The new audit looked at $8.94 million in the authority's expenditures and found that 38 percent of these funds were spent without proper documentations. It reviewed 11 invoices from various rail consultants and found that $3.4 million in expenditures were "without adequate supporting documents." The authority was able to obtain these documents from consultants upon request from the Office of the Inspector General.
"However, without adequate documentation when authorizing payment, the Authority cannot verify the number of hours, and therefore the expenditures, charged to the project is accurate," the audit states.
The audit also found that the authority hired different public outreach consultants, some of whom were performing the same functions. In February, the agency hired the firm Ogilvy Public Relations Worldwide to lead its outreach effort. But even with the new contract, the two previous consultants – Townsend Raimundo Besler & Usher and Lucas Public Affairs – remained under contract and charged the authority $8,000 and $10,000 per month, respectively.
"Since Ogilvy became the lead for communications and public outreach, Townsend and Lucas' work should have been conducted and coordinated through them or ceased all together (sic)," the audit stated.
In a cover letter addressed Gov. Arnold Schwarzenegger, Chick wrote that the "days of paying bills that show no deliverables, no progress reports, no tasks performed and no timesheets must end."
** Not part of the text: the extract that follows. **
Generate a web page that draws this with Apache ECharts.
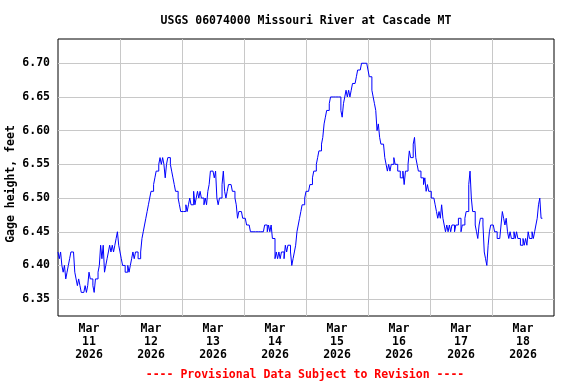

She noted that the authority has a new contract manager who is now checking the agency's contracts more carefully -- in some cases renegotiating them. These renegotiations have resulted in potential $2.6 million in savings, Chick wrote.
"Just think how much money could be saved if all state contracts were negotiated in this way from the get-go!" Chick wrote.
The audit concludes that the agency is "not fully prepared to distribute and monitor (American Recovery and Reinvestment Act) funds." The authority would need to match these federal funds with state money authorized by Proposition 1A, the audit notes.
So far, the authority has not taken all the necessary steps to ensure these funds would be available. This includes approving a plan detailing funding sources and revenue-generating projections for the segment of the rail line where the federal funds would be used.
"At this time, the Director of Finance has not approved funding plans, as required, for any of the proposed corridors seeking Proposition 1A funds as a match to ARRA," the audit stated. "Without Proposition 1A funds matching the ARRA funds, the Authority may not have enough funding to design and construct an operationally independent segment and may be ineligible to receive ARRA funds."
At the same time, Chick's audit commends the authority for making a serious effort to respond to Howle's earlier criticisms. Five of the earlier audit's recommendations have already been fully addressed and the authority is now working to implement the other five, Chick wrote.
"The (Bureau of State Auditor) findings showed the Authority as not ready to do serious business," Chick wrote. "Our report reveals an organization that took that audit seriously.
"With new top management now in place, and additional personnel resources on the way, the Rail Authority is better poised to make its next round of decisions."
The authority's CEO Roelof van Ark wrote in his response to the audit that the authority's response has been hampered by its inability to hire staff because of California's budget impasse, which was resolved earlier this month after a historic 100-day delay. Now that the budget is in place, the authority plans to hire new auditors and other staff in the coming months.